--- BEGIN Information supplied ---
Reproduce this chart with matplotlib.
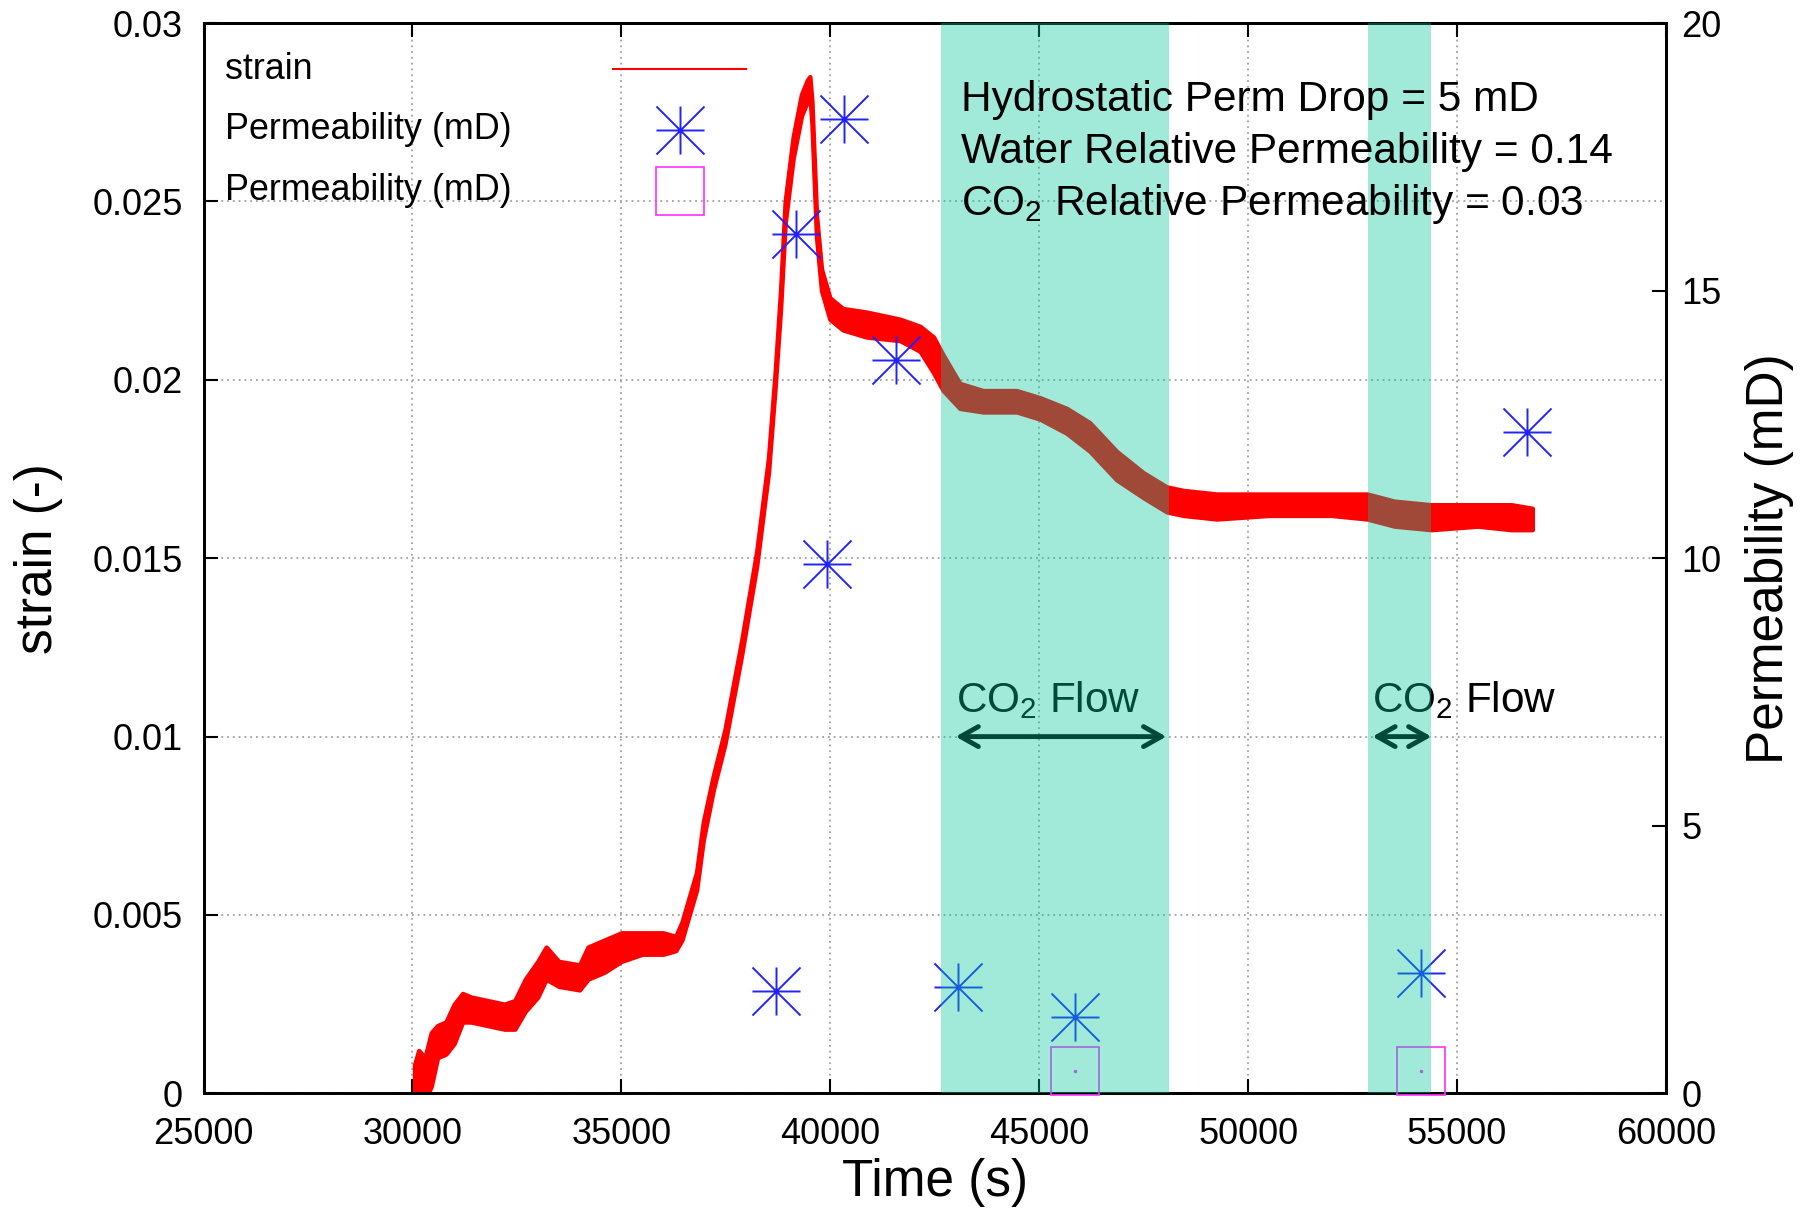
--- END Information supplied ---
--- BEGIN Information supplied ---
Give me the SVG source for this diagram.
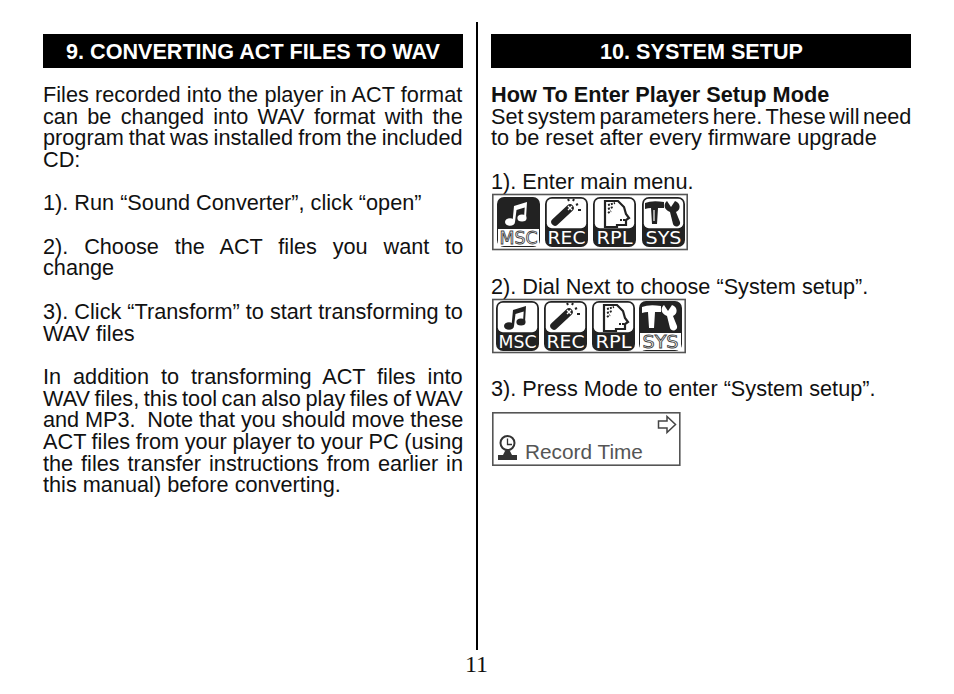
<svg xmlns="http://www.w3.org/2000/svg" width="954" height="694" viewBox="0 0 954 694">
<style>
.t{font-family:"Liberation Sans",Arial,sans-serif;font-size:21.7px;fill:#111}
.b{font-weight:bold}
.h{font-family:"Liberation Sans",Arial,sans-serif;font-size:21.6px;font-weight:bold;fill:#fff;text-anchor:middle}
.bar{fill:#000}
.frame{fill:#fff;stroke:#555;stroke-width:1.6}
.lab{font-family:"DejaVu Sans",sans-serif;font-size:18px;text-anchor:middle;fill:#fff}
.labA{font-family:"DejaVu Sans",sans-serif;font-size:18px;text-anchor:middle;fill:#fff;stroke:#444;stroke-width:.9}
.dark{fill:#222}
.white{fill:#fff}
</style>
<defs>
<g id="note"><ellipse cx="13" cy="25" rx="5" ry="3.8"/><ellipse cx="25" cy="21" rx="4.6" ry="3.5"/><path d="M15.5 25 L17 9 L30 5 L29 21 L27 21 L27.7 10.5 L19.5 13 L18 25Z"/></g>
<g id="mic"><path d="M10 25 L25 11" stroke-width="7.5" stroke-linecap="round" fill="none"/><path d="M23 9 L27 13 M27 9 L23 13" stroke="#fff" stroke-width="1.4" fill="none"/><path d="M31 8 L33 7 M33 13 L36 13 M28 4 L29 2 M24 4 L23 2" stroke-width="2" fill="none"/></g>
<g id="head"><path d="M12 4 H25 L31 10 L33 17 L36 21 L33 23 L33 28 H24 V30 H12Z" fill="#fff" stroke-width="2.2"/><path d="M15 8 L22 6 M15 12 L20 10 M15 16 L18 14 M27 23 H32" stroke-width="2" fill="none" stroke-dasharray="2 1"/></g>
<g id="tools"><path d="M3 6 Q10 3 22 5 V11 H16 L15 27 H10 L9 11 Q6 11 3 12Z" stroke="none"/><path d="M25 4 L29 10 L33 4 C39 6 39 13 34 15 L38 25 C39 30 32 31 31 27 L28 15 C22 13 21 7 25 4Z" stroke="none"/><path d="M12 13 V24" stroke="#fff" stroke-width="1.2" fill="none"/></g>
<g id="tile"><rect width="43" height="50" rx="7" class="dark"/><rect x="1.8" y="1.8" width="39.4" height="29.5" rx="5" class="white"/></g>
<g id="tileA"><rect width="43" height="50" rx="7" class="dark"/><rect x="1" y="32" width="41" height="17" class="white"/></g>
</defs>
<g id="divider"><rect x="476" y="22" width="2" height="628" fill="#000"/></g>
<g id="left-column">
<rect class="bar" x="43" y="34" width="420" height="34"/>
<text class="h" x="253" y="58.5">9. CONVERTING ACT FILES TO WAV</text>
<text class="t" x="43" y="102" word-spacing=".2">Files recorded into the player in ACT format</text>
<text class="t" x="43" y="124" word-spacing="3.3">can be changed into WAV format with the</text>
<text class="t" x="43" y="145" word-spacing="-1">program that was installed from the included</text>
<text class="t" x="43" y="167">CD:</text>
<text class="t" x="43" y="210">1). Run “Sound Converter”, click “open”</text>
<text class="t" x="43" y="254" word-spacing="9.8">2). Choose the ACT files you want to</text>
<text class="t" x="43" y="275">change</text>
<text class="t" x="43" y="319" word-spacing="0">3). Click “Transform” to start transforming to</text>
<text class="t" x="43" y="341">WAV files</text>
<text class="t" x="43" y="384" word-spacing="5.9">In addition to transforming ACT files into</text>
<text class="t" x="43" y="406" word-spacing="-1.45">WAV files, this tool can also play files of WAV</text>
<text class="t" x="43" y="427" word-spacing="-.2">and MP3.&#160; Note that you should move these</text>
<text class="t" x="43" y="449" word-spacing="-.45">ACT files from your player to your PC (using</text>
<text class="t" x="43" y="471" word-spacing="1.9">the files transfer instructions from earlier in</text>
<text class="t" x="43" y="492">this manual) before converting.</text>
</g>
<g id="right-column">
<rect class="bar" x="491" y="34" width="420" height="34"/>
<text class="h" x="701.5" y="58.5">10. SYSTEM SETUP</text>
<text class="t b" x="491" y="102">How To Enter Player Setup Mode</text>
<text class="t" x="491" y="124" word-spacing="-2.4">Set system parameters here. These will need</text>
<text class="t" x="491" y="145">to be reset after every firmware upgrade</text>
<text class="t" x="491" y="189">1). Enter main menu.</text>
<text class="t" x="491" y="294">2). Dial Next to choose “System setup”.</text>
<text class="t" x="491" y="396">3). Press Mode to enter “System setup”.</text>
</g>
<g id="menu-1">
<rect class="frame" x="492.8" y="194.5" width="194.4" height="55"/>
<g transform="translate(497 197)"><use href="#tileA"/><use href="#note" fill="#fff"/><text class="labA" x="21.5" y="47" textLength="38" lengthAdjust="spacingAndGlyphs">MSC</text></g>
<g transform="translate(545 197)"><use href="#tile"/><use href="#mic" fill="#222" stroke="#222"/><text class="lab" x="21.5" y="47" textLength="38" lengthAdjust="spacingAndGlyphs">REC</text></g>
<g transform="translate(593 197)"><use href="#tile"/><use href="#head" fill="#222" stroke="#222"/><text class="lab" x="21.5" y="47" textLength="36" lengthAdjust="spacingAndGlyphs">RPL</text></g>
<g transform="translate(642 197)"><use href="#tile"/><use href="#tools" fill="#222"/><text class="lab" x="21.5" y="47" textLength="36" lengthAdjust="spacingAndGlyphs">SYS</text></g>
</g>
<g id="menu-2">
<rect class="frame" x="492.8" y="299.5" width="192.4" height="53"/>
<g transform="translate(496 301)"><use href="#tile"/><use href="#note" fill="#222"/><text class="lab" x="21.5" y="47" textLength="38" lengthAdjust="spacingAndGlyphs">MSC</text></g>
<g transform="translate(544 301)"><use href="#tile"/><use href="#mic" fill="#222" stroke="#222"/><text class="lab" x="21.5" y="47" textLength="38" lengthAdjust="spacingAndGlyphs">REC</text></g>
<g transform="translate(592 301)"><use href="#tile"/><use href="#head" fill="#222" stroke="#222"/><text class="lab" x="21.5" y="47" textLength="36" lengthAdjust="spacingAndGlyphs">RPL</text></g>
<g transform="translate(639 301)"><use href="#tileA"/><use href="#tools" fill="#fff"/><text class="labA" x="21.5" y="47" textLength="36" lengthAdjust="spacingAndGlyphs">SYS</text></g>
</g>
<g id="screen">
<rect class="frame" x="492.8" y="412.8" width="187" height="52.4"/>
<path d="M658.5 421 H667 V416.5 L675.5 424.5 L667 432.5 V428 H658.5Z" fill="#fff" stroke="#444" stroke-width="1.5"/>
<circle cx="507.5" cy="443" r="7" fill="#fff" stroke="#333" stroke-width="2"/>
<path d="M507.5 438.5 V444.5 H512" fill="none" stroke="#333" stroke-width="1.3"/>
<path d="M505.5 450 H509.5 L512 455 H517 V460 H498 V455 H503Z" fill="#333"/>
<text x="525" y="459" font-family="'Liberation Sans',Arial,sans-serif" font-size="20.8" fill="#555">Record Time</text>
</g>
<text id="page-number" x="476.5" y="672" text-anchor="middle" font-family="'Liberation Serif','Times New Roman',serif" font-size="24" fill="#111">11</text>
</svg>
--- END Information supplied ---
Job |
Extract each line from the entries above that contains the string "with".

Solution to this problem |
Reproduce this chart with matplotlib.
<text class="t" x="43" y="124" word-spacing="3.3">can be changed into WAV format with the</text>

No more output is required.